PROMPT
Every line of the material below should be repeated exactly.

GIVEN DATA
— BEGIN —
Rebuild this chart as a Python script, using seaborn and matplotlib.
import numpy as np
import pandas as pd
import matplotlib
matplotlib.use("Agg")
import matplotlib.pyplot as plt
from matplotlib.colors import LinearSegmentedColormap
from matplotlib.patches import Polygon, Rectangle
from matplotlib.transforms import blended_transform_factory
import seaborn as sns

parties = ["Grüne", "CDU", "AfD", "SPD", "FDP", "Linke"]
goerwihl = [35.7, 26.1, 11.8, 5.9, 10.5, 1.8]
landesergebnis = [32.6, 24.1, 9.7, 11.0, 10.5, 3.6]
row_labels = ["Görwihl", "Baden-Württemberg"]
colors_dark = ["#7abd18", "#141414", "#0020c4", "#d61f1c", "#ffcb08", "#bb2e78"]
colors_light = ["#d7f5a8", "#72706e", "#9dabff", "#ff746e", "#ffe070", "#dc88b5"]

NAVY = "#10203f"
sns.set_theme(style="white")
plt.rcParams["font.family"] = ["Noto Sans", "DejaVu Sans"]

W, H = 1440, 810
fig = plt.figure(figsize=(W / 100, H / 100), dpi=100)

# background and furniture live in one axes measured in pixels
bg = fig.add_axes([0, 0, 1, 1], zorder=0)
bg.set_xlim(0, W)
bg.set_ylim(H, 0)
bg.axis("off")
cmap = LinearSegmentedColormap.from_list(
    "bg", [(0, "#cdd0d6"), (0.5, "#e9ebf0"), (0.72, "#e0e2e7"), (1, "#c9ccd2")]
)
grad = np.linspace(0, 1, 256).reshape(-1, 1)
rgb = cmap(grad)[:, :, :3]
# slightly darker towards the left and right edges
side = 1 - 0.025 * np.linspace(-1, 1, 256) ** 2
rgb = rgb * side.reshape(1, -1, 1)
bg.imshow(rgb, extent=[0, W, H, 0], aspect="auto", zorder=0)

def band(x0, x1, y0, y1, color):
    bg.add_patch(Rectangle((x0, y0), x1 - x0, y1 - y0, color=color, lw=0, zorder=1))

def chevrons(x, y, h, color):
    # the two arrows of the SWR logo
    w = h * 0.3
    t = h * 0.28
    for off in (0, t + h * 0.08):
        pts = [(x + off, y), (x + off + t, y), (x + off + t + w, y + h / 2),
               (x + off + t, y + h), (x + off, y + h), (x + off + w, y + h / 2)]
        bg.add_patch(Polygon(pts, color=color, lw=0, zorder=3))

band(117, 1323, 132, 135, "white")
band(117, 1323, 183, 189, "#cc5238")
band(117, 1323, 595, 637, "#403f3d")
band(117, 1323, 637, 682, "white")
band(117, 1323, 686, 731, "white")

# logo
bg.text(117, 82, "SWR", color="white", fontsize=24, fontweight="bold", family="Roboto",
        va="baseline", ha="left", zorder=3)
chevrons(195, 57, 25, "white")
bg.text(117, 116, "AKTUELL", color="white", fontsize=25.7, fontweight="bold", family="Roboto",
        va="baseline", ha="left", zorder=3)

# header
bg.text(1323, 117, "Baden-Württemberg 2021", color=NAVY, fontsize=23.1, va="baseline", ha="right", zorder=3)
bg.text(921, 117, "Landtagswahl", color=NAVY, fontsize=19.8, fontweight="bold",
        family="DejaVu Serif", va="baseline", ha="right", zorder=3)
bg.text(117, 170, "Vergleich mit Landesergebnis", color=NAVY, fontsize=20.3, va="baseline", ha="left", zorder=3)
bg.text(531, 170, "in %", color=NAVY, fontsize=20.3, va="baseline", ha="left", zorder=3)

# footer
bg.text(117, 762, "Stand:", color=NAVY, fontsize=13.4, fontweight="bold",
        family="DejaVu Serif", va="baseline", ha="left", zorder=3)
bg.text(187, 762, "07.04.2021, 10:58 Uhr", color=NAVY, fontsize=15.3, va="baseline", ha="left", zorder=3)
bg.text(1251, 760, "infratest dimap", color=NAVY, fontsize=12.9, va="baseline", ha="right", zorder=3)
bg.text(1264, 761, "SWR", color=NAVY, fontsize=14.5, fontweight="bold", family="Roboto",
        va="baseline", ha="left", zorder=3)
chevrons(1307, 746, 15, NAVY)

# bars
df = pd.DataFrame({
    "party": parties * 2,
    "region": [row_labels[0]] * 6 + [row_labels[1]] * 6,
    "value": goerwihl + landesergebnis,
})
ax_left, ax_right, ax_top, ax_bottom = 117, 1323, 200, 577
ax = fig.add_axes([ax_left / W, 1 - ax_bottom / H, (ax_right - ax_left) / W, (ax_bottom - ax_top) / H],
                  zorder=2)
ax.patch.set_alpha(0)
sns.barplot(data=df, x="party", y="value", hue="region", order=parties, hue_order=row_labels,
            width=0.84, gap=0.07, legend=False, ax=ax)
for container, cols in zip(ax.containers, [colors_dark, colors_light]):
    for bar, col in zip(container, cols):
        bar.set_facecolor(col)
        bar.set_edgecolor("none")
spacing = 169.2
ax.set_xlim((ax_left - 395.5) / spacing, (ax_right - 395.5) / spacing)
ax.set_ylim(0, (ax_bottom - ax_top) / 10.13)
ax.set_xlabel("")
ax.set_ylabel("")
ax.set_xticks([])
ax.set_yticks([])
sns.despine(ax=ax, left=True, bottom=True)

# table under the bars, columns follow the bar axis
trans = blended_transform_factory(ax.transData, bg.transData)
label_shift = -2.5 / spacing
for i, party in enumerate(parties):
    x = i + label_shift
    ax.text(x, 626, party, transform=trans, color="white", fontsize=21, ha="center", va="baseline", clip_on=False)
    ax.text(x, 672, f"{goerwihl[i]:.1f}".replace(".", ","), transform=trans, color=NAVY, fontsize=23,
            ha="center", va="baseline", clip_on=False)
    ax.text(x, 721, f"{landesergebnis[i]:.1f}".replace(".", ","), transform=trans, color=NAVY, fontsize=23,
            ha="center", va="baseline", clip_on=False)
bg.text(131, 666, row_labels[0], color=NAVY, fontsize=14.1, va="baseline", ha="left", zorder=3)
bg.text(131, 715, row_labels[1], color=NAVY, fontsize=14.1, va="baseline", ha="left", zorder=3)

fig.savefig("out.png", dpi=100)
— END —
FINAL RESULT
Rebuild this chart as a Python script, using seaborn and matplotlib.
import numpy as np
import pandas as pd
import matplotlib
matplotlib.use("Agg")
import matplotlib.pyplot as plt
from matplotlib.colors import LinearSegmentedColormap
from matplotlib.patches import Polygon, Rectangle
from matplotlib.transforms import blended_transform_factory
import seaborn as sns

parties = ["Grüne", "CDU", "AfD", "SPD", "FDP", "Linke"]
goerwihl = [35.7, 26.1, 11.8, 5.9, 10.5, 1.8]
landesergebnis = [32.6, 24.1, 9.7, 11.0, 10.5, 3.6]
row_labels = ["Görwihl", "Baden-Württemberg"]
colors_dark = ["#7abd18", "#141414", "#0020c4", "#d61f1c", "#ffcb08", "#bb2e78"]
colors_light = ["#d7f5a8", "#72706e", "#9dabff", "#ff746e", "#ffe070", "#dc88b5"]

NAVY = "#10203f"
sns.set_theme(style="white")
plt.rcParams["font.family"] = ["Noto Sans", "DejaVu Sans"]

W, H = 1440, 810
fig = plt.figure(figsize=(W / 100, H / 100), dpi=100)

# background and furniture live in one axes measured in pixels
bg = fig.add_axes([0, 0, 1, 1], zorder=0)
bg.set_xlim(0, W)
bg.set_ylim(H, 0)
bg.axis("off")
cmap = LinearSegmentedColormap.from_list(
    "bg", [(0, "#cdd0d6"), (0.5, "#e9ebf0"), (0.72, "#e0e2e7"), (1, "#c9ccd2")]
)
grad = np.linspace(0, 1, 256).reshape(-1, 1)
rgb = cmap(grad)[:, :, :3]
# slightly darker towards the left and right edges
side = 1 - 0.025 * np.linspace(-1, 1, 256) ** 2
rgb = rgb * side.reshape(1, -1, 1)
bg.imshow(rgb, extent=[0, W, H, 0], aspect="auto", zorder=0)

def band(x0, x1, y0, y1, color):
    bg.add_patch(Rectangle((x0, y0), x1 - x0, y1 - y0, color=color, lw=0, zorder=1))

def chevrons(x, y, h, color):
    # the two arrows of the SWR logo
    w = h * 0.3
    t = h * 0.28
    for off in (0, t + h * 0.08):
        pts = [(x + off, y), (x + off + t, y), (x + off + t + w, y + h / 2),
               (x + off + t, y + h), (x + off, y + h), (x + off + w, y + h / 2)]
        bg.add_patch(Polygon(pts, color=color, lw=0, zorder=3))

band(117, 1323, 132, 135, "white")
band(117, 1323, 183, 189, "#cc5238")
band(117, 1323, 595, 637, "#403f3d")
band(117, 1323, 637, 682, "white")
band(117, 1323, 686, 731, "white")

# logo
bg.text(117, 82, "SWR", color="white", fontsize=24, fontweight="bold", family="Roboto",
        va="baseline", ha="left", zorder=3)
chevrons(195, 57, 25, "white")
bg.text(117, 116, "AKTUELL", color="white", fontsize=25.7, fontweight="bold", family="Roboto",
        va="baseline", ha="left", zorder=3)

# header
bg.text(1323, 117, "Baden-Württemberg 2021", color=NAVY, fontsize=23.1, va="baseline", ha="right", zorder=3)
bg.text(921, 117, "Landtagswahl", color=NAVY, fontsize=19.8, fontweight="bold",
        family="DejaVu Serif", va="baseline", ha="right", zorder=3)
bg.text(117, 170, "Vergleich mit Landesergebnis", color=NAVY, fontsize=20.3, va="baseline", ha="left", zorder=3)
bg.text(531, 170, "in %", color=NAVY, fontsize=20.3, va="baseline", ha="left", zorder=3)

# footer
bg.text(117, 762, "Stand:", color=NAVY, fontsize=13.4, fontweight="bold",
        family="DejaVu Serif", va="baseline", ha="left", zorder=3)
bg.text(187, 762, "07.04.2021, 10:58 Uhr", color=NAVY, fontsize=15.3, va="baseline", ha="left", zorder=3)
bg.text(1251, 760, "infratest dimap", color=NAVY, fontsize=12.9, va="baseline", ha="right", zorder=3)
bg.text(1264, 761, "SWR", color=NAVY, fontsize=14.5, fontweight="bold", family="Roboto",
        va="baseline", ha="left", zorder=3)
chevrons(1307, 746, 15, NAVY)

# bars
df = pd.DataFrame({
    "party": parties * 2,
    "region": [row_labels[0]] * 6 + [row_labels[1]] * 6,
    "value": goerwihl + landesergebnis,
})
ax_left, ax_right, ax_top, ax_bottom = 117, 1323, 200, 577
ax = fig.add_axes([ax_left / W, 1 - ax_bottom / H, (ax_right - ax_left) / W, (ax_bottom - ax_top) / H],
                  zorder=2)
ax.patch.set_alpha(0)
sns.barplot(data=df, x="party", y="value", hue="region", order=parties, hue_order=row_labels,
            width=0.84, gap=0.07, legend=False, ax=ax)
for container, cols in zip(ax.containers, [colors_dark, colors_light]):
    for bar, col in zip(container, cols):
        bar.set_facecolor(col)
        bar.set_edgecolor("none")
spacing = 169.2
ax.set_xlim((ax_left - 395.5) / spacing, (ax_right - 395.5) / spacing)
ax.set_ylim(0, (ax_bottom - ax_top) / 10.13)
ax.set_xlabel("")
ax.set_ylabel("")
ax.set_xticks([])
ax.set_yticks([])
sns.despine(ax=ax, left=True, bottom=True)

# table under the bars, columns follow the bar axis
trans = blended_transform_factory(ax.transData, bg.transData)
label_shift = -2.5 / spacing
for i, party in enumerate(parties):
    x = i + label_shift
    ax.text(x, 626, party, transform=trans, color="white", fontsize=21, ha="center", va="baseline", clip_on=False)
    ax.text(x, 672, f"{goerwihl[i]:.1f}".replace(".", ","), transform=trans, color=NAVY, fontsize=23,
            ha="center", va="baseline", clip_on=False)
    ax.text(x, 721, f"{landesergebnis[i]:.1f}".replace(".", ","), transform=trans, color=NAVY, fontsize=23,
            ha="center", va="baseline", clip_on=False)
bg.text(131, 666, row_labels[0], color=NAVY, fontsize=14.1, va="baseline", ha="left", zorder=3)
bg.text(131, 715, row_labels[1], color=NAVY, fontsize=14.1, va="baseline", ha="left", zorder=3)

fig.savefig("out.png", dpi=100)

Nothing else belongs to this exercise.